Your original comment said you "didn't understand," not that you "didn't agree." The former prompts a very different answer than the latter, but you're acting as if you said the latter.
To understand it, all you need to do is understand that some folks take actions based on ideological beliefs, often to the exclusion of pragmatism, knowingly or not.
No, it doesn't. I really do not understand why one thinks this is a good idea. Yes, people are free in their beliefs and expression. But if they try to do this with a nonstandard license, it only means, that the software is effectively not published as open source.
The technicalities of the law are very complicated. Tiny mistakes can render a license unusable or just invalid. So, the best advice I can give any author is to stick to one of the well-known license, as this makes it very likely that the software can be used by others.
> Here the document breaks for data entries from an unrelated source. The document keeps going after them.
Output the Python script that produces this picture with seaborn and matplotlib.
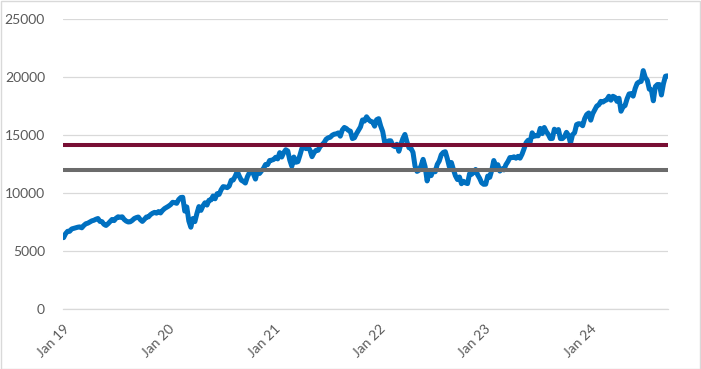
import matplotlib
matplotlib.use("Agg")

import matplotlib.pyplot as plt
import matplotlib.patches as mpatches
import seaborn as sns
import pandas as pd

# ── Data (weekly closes, Thursdays from 3 Jan 2019) ─────────────────────────
START_DATE = "2019-01-03"

values_2019 = [6150, 6500, 6700, 6700, 6900,
               6950, 7000, 7050, 7080,
               7000, 7200, 7350, 7400,
               7500, 7600, 7650, 7740,
               7800, 7550, 7530, 7300, 7200,
               7350, 7540, 7720, 7620,
               7830, 7950, 7900, 7950,
               7720, 7580, 7500, 7520, 7640,
               7800, 7880, 7930, 7700,
               7550, 7730, 7930, 7940, 8130,
               8250, 8330, 8260, 8400,
               8280, 8500, 8660, 8760]

values_2020 = [8870, 9000, 9200, 9170, 9110,
               9440, 9610, 9630, 8440,
               8800, 7590, 7050, 7800,
               7530, 8230, 8830, 8500, 8890,
               9160, 8960, 9380, 9400,
               9740, 9500, 9940, 9880,
               10280, 10550, 10520, 10460, 10600,
               11100, 11120, 11460, 11860,
               11450, 11100, 11000, 10860,
               11400, 11750, 11870, 11640, 11200,
               11900, 11680, 11910, 12130,
               12460, 12440, 12800, 12830, 12890]

values_2021 = [13080, 12940, 13480, 13100,
               13480, 13730, 13620, 12830,
               12300, 13100, 12650, 12700,
               13250, 13850, 14040, 13820, 13990,
               13690, 13130, 13470, 13680,
               13680, 14010, 14160, 14350,
               14640, 14760, 14800, 14980, 15070,
               15100, 15180, 14900, 15430,
               15650, 15560, 15400, 15330, 14690,
               14760, 15110, 15410, 15700,
               16300, 16200, 16570, 16330,
               16170, 16130, 15760, 16320, 16410]

values_2022 = [15770, 15300, 14340, 14200,
               14500, 14500, 14100, 14000,
               14200, 13600, 14200, 14700, 15050,
               14400, 13900, 13850, 13500,
               12320, 11860, 11970, 12350,
               12900, 12270, 11040, 11780, 11500,
               11960, 11830, 12460, 12760,
               13300, 13500, 13560, 12950,
               12260, 12630, 12030, 11490, 11160,
               11380, 10800, 11010, 10870,
               10810, 11660, 11610, 11780,
               12030, 11570, 11270, 10880, 10750]

values_2023 = [10760, 11460, 11350, 11960,
               12800, 12270, 12440, 11890,
               12080, 11990, 12440, 12710, 13060,
               13050, 13120, 13000, 13160,
               13000, 13350, 13820, 14340,
               14550, 14380, 15190, 14890, 14940,
               14930, 15570, 15120, 15650,
               15290, 15040, 14690, 14700, 15500,
               15310, 15470, 14690, 14690,
               14860, 15230, 14960, 14300,
               15030, 15190, 15900, 15980, 15950,
               15800, 16410, 16760, 16900]

values_2024 = [16280, 16840, 17180, 17500,
               17600, 17900, 17840, 17960, 18040,
               18340, 18000, 18340, 18250,
               17900, 18170, 17050, 17430,
               17540, 18120, 18540, 18570, 18350,
               19010, 19460, 19580, 19620,
               20550, 19960, 19720, 18950,
               18900, 17950, 19180, 19350, 19350,
               18450, 19410, 20070, 20100]

index_values = values_2019 + values_2020 + values_2021 + values_2022 + values_2023 + values_2024
dates = pd.date_range(START_DATE, periods=len(index_values), freq="7D")

level_upper = 14100
level_lower = 12000

year_ticks = pd.date_range("2019-01-01", "2024-01-01", freq="YS")
year_labels = ["Jan 19", "Jan 20", "Jan 21", "Jan 22", "Jan 23", "Jan 24"]
y_ticks = [0, 5000, 10000, 15000, 20000, 25000]

# ── Style ──────────────────────────────────────────────────────────────────
BLUE = "#0070C0"
MAROON = "#780F34"
GREY = "#6B6B6B"
GRID = "#D9D9D9"
TEXT = "#595959"

sns.set_style("white")
plt.rcParams["font.family"] = ["Lato", "DejaVu Sans"]

fig = plt.figure(figsize=(7.01, 3.69), dpi=100)
ax = fig.add_axes([0.0899, 0.1626, 0.8631, 0.7859])

df = pd.DataFrame({"date": dates, "value": index_values})
sns.lineplot(data=df, x="date", y="value", ax=ax, color=BLUE,
             linewidth=3.6, solid_joinstyle="round", zorder=3)

ax.axhline(level_upper, color=MAROON, linewidth=2.9, zorder=4)
ax.axhline(level_lower, color=GREY, linewidth=2.9, zorder=4)

ax.set_ylim(0, 25000)
ax.set_yticks(y_ticks)
ax.set_yticklabels([str(v) for v in y_ticks])
ax.set_xlim(pd.Timestamp("2019-01-01"), pd.Timestamp("2024-09-28"))
ax.set_xticks(year_ticks)
ax.set_xticklabels(year_labels, rotation=45, ha="right", rotation_mode="anchor")

ax.grid(axis="y", color=GRID, linewidth=0.9, zorder=0)
ax.grid(axis="x", visible=False)
ax.set_axisbelow(True)
ax.set_xlabel("")
ax.set_ylabel("")

for side in ["top", "right", "left"]:
    ax.spines[side].set_visible(False)
ax.spines["bottom"].set_color(GRID)
ax.spines["bottom"].set_linewidth(0.9)

ax.tick_params(axis="y", length=0, pad=13, labelsize=10, labelcolor=TEXT)
ax.tick_params(axis="x", length=5, width=0.9, color=GRID, pad=5,
               labelsize=10, labelcolor=TEXT, direction="out")

# chart-area border
fig.patches.append(mpatches.Rectangle((0.001, 0.001), 0.997, 0.996,
                                      transform=fig.transFigure, fill=False,
                                      edgecolor=GRID, linewidth=1.0))

fig.savefig("out.png", dpi=100, facecolor="white")
plt.close(fig)
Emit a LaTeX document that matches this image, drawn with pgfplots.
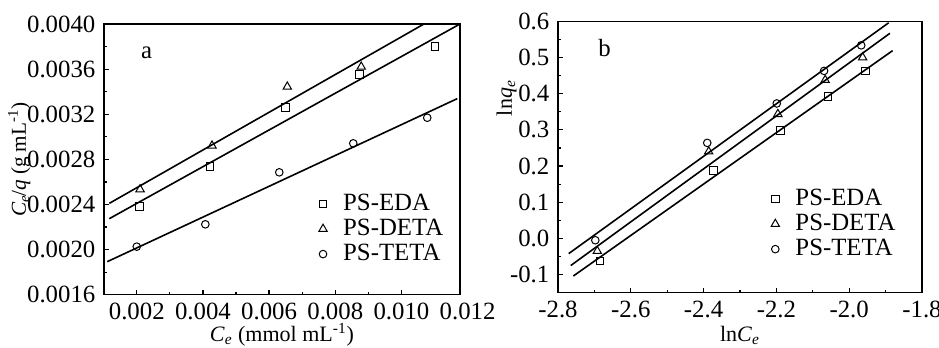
\documentclass[border=0pt]{standalone}
\usepackage{fontspec}
\setmainfont{Liberation Serif}
\usepackage{pgfplots}
\pgfplotsset{compat=1.18}
\newcommand{\fnt}{\fontsize{12.4pt}{14pt}\selectfont}
\newcommand{\lfnt}{\fontsize{11pt}{13pt}\selectfont}
\newcommand{\yfnt}{\fontsize{10.6pt}{12pt}\selectfont}
\pgfplotsset{
  mystyle/.style={
    scale only axis,
    tick pos=left,
    tick align=inside,
    major tick length=2.3pt,
    minor tick length=1.3pt,
    axis line style={line width=0.6pt},
    every tick/.style={black, line width=0.6pt},
    /pgf/number format/assume math mode=true,
    tick label style={font=\fnt},
    xticklabel style={inner sep=0pt, yshift=-4.1pt},
    label style={font=\lfnt},
    scaled ticks=false,
    clip mode=individual,
    minor x tick num=1,
    minor y tick num=1,
    legend cell align=left,
    legend style={draw=none, fill=none, font=\fnt, inner sep=0pt, column sep=6pt, row sep=-1.5pt},
  },
  fitline/.style={black, line width=0.8pt, forget plot, mark=none},
  mEDA/.style={only marks, mark=square, mark size=1.9pt, mark options={black, line width=0.5pt, fill=none}},
  mDETA/.style={only marks, mark=triangle, mark size=2.4pt, mark options={black, line width=0.5pt, fill=none}},
  mTETA/.style={only marks, mark=o, mark size=1.9pt, mark options={black, line width=0.5pt, fill=none}},
}
\begin{document}
\fnt
\begin{tikzpicture}
\begin{axis}[mystyle,
  at={(52pt,26.65pt)}, anchor=south west,
  width=178pt, height=135.35pt,
  xmin=0.00101, xmax=0.01177, ymin=0.0016, ymax=0.0040,
  xtick={0.002,0.004,0.006,0.008,0.010},
  ytick={0.0016,0.0020,0.0024,0.0028,0.0032,0.0036,0.0040},
  xticklabel style={/pgf/number format/.cd, fixed, fixed zerofill, precision=3},
  yticklabel style={/pgf/number format/.cd, fixed, fixed zerofill, precision=4},
  xlabel={\textit{C}\textsubscript{\textit{e}} (mmol mL\textsuperscript{-1})},
  ylabel={\textit{C}\textsubscript{\textit{e}}\kern-0.1em/\textit{q} (g mL\textsuperscript{-1})},
  xlabel style={at={(axis description cs:0.5,0)}, anchor=base, inner sep=0pt, yshift=-23.3pt},
  ylabel style={at={(axis description cs:-0.238,0.5)}, anchor=center, font=\yfnt},
  legend style={at={(axis description cs:0.580,0.254)}, anchor=west, xshift=4pt, yshift=-1.5pt},
]
\addplot[fitline] coordinates {(0.00117,0.002274) (0.01177,0.0040)};
\addplot[fitline] coordinates {(0.001172,0.00241) (0.01068,0.0040)};
\addplot[fitline] coordinates {(0.00111,0.001893) (0.011686,0.003338)};
\addplot[mEDA] coordinates {(0.00208,0.00238) (0.004214,0.002735) (0.006489,0.003261) (0.008725,0.00355) (0.01102,0.003799)};
\addlegendentry{PS-EDA}
\addplot[mDETA] coordinates {(0.0021,0.002534) (0.004275,0.002921) (0.00655,0.003444) (0.008785,0.003621)};
\addlegendentry{PS-DETA}
\addplot[mTETA] coordinates {(0.002,0.002026) (0.004073,0.002224) (0.006308,0.002685) (0.008544,0.002942) (0.01078,0.003169)};
\addlegendentry{PS-TETA}
\node[anchor=north, inner sep=0pt, yshift=-4.1pt, font=\fnt] at (axis cs:0.012,0.0016) {0.012};
\node[font=\fnt] at (axis description cs:0.12,0.892) {a};
\end{axis}
\begin{axis}[mystyle,
  at={(279pt,27.65pt)}, anchor=south west,
  width=182pt, height=135.7pt,
  xmin=-2.8, xmax=-1.8, ymin=-0.15, ymax=0.6,
  xtick={-2.8,-2.6,-2.4,-2.2,-2.0,-1.8},
  ytick={-0.1,0,0.1,0.2,0.3,0.4,0.5,0.6},
  xticklabel style={/pgf/number format/.cd, fixed, fixed zerofill, precision=1},
  yticklabel style={/pgf/number format/.cd, fixed, fixed zerofill, precision=1},
  xlabel={ln\textit{C}\textsubscript{\textit{e}}},
  ylabel={ln\textit{q}\textsubscript{\textit{e}}},
  xlabel style={at={(axis description cs:0.5,0)}, anchor=base, inner sep=0pt, yshift=-24.3pt},
  ylabel style={at={(axis description cs:-0.1415,0.717)}, anchor=center},
  legend style={at={(axis description cs:0.557,0.2605)}, anchor=west, xshift=5pt, yshift=-1pt},
]
\addplot[fitline] coordinates {(-2.758,-0.104) (-1.8807,0.519)};
\addplot[fitline] coordinates {(-2.765,-0.075) (-1.888,0.567)};
\addplot[fitline] coordinates {(-2.7706,-0.042) (-1.8915,0.596)};
\addplot[mEDA] coordinates {(-2.685,-0.062) (-2.373,0.1885) (-2.188,0.299) (-2.058,0.393) (-1.956,0.463)};
\addlegendentry{PS-EDA}
\addplot[mDETA] coordinates {(-2.692,-0.035) (-2.386,0.24) (-2.196,0.3435) (-2.066,0.4376) (-1.963,0.500)};
\addlegendentry{PS-DETA}
\addplot[mTETA] coordinates {(-2.6975,-0.005) (-2.390,0.264) (-2.199,0.373) (-2.069,0.463) (-1.967,0.5336)};
\addlegendentry{PS-TETA}
\node[font=\fnt] at (axis description cs:0.128,0.9005) {b};
\end{axis}
\pgfresetboundingbox
\useasboundingbox (0,0) rectangle (469.5pt,174pt);
\end{tikzpicture}
\end{document}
WTFPL is essentially an ideological stance against the concept of intellectually property. To use the software you have to partially reject the importance of license compliance.
Did you contact GitHub regarding this and ask them, before bashing them on social media? What was their response? They'll probably gladly remedy the situation.
> Luckily I found an old local copy of my project [...] I haven’t tried contacting customer support, but as this appears to be official policy I would not expect a change there.
The policy itself needs to be changed, the individual case is resolved.
Or the policy was misinterpreted. The piece of text that got quoted is present in every single EULA ever and does not at all indicate if this is actually intentional by GitHub.
Besides, you can request to disconnect your fork from an upstream project. I expect such a request will also resolve this problem.
When two people touch the same file and format it differently you get a merge conflict. Even if the actual code is identical.
The only way I can imagine how you never ran into this is that either your team is tiny, or that people don't touch other people's code. Both of which are not an option as you grow.